The consensus belief on the Street is that AMD can scale its market share in the server market to 15-20% over the next two years. If that happens, then AMD’s $30 billion market cap looks far too low next to Intel’s $220 billion market cap.

In a nutshell, the good about AMD stock comes down to the fact that this is a company with tiny but rapidly growing share in a huge market. Plus, that the current market cap on AMD doesn’t fully reflect this company’s ability to steal big chunks of market share over the next several quarters.

The Bad About AMD

The bad about AMD can also be summed up in four words: this has happened before.

If you look at a long-term chart for AMD, you will see that this stock really hasn’t gone anywhere over the past two decades. But, during that stretch, you will also see that AMD has been prone to big pops, not unlike the one we are seeing right now. Each time AMD did have a big pop (2000 and 2005), the stock proceeded to drop over the next several years.

Those drops weren’t small. Each time, AMD stock wiped out more than 80% of its value in a few years.

Bears are worried that history will repeat itself here. AMD has always had small market share in the huge and growing server market, which has historically been dominated by Intel. But, each time AMD starts to show signs of life and gain share, Intel punches back and takes that share right back. The net result is the pop-and-drop dynamic in AMD stock that most recently played out in 2005-06.

In a nutshell, the bad about AMD comes down to the fact that such huge gains in server share (and AMD stock) have precedents, and those precedents imply that the good times won’t last forever.

Where AMD Is Going Next

In the near to medium term, I think the bulls will be right. In the long term, I think the bears will be right.

Over the next twelve months, AMD will keep roaring higher because the company is running in open fields. Without a comparable Intel product on the market, AMD’s next-gen chips will be adopted en masse and without friction, leading to huge and easy market share gains.

During that stretch, AMD’s revenue and profit numbers will remain great, sentiment will remain bullish, and its stock will roar higher.

During each of the prior two huge rallies, AMD hit $40. I don’t think that level is unreasonable. A $40 peak during this rally seems very doable given the company’s runway for further market share gains.

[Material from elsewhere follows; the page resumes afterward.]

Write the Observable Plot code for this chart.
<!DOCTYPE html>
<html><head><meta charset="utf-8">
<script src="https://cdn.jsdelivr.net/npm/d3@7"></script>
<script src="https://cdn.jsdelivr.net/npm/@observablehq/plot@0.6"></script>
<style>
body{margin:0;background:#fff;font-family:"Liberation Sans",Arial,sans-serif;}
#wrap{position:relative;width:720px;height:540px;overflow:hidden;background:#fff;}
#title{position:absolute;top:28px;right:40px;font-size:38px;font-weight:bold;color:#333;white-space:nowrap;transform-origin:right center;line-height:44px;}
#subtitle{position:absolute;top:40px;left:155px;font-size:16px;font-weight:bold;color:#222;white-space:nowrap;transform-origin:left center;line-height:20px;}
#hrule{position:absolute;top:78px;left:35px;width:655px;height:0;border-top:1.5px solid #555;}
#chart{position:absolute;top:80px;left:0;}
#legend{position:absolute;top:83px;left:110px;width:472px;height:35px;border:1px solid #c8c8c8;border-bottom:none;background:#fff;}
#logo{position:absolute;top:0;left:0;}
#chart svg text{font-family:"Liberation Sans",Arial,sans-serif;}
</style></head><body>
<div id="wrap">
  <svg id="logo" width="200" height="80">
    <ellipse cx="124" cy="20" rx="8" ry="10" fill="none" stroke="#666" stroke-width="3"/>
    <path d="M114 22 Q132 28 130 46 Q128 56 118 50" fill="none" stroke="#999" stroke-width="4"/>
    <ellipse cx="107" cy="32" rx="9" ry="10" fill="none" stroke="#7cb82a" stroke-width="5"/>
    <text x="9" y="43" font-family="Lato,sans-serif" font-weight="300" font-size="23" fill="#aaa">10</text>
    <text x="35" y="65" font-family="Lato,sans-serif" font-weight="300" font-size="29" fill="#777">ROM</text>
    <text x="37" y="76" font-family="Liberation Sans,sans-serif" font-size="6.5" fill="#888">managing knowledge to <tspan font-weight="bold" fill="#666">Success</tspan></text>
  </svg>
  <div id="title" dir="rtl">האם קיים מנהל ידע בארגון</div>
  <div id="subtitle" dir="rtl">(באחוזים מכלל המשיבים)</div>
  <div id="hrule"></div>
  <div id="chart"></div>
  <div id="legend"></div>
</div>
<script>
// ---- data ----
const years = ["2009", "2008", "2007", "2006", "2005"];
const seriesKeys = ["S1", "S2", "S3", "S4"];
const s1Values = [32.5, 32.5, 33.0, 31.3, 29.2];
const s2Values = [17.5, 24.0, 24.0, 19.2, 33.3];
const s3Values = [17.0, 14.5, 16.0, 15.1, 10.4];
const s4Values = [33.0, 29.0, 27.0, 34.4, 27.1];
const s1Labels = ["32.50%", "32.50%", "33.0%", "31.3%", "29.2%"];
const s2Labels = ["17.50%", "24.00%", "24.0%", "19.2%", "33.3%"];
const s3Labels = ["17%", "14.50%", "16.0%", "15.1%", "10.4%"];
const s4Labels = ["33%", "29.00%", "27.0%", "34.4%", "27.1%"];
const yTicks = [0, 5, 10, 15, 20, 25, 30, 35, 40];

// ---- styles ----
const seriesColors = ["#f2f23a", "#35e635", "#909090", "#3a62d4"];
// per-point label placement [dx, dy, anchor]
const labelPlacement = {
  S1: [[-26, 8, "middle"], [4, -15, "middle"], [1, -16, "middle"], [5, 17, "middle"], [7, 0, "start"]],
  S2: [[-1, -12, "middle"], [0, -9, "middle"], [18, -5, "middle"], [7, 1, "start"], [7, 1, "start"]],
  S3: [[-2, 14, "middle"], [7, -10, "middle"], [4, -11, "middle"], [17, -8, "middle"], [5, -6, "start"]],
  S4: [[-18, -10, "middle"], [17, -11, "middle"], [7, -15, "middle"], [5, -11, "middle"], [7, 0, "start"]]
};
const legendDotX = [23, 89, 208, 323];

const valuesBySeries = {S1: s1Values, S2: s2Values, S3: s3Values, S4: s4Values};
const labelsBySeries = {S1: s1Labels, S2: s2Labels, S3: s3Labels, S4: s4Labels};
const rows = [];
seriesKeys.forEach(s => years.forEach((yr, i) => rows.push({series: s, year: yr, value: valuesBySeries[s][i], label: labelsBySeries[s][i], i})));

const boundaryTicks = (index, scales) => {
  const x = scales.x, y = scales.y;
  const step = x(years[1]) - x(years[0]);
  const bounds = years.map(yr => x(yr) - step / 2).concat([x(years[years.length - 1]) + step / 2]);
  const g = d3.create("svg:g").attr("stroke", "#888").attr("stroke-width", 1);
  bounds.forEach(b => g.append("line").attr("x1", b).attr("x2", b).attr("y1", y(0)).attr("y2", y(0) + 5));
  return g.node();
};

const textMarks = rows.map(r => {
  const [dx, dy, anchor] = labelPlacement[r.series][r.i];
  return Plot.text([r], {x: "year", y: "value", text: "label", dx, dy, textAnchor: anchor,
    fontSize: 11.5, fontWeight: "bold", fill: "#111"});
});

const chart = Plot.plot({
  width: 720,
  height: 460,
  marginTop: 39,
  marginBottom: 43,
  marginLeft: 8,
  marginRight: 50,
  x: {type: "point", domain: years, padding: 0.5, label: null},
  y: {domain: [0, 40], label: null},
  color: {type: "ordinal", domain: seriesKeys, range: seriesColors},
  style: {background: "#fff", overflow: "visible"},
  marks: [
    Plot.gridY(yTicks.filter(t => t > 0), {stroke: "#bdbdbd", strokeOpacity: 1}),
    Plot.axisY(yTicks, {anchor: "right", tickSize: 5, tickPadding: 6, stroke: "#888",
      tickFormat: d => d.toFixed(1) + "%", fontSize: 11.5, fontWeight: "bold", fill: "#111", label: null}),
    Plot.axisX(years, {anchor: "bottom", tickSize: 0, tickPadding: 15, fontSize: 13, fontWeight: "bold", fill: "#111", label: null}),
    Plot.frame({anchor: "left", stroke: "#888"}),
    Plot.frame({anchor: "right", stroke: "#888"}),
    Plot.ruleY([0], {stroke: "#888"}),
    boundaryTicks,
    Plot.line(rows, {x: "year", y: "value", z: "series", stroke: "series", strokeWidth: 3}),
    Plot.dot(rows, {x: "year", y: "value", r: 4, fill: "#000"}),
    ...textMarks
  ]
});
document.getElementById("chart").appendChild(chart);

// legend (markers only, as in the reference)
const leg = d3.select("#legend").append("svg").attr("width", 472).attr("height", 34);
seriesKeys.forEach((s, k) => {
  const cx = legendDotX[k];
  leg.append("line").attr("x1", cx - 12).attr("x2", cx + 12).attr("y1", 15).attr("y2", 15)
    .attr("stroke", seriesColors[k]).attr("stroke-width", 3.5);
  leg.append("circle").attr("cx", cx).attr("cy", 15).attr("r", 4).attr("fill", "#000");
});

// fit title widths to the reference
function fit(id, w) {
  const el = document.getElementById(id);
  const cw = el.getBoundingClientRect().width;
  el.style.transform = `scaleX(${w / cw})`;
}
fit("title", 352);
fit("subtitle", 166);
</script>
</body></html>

In the long run, though, Intel will punch back, and that will hurt AMD stock. Historically speaking, the Intel punch back has all but killed AMD.

I’m not so sure the Intel punch back will be that bad this time. AMD seems much more ready to defend itself with a suite of next-gen chips. But, inevitably, Intel’s new chips in late 2019 will end the era of easy market share gains for AMD.

At that point in time, the rally in AMD will come to an end. How far AMD stock will fall thereafter is dependent on how much market share this company can maintain in the face of renewed Intel competition.

Bottom Line on AMD Stock

AMD stock has runway to rally for the next twelve months. But, once Intel launches new chips in late 2019, AMD will face some major turbulence.

As of this writing, Luke Lango was long AMD, INTC, and NVDA.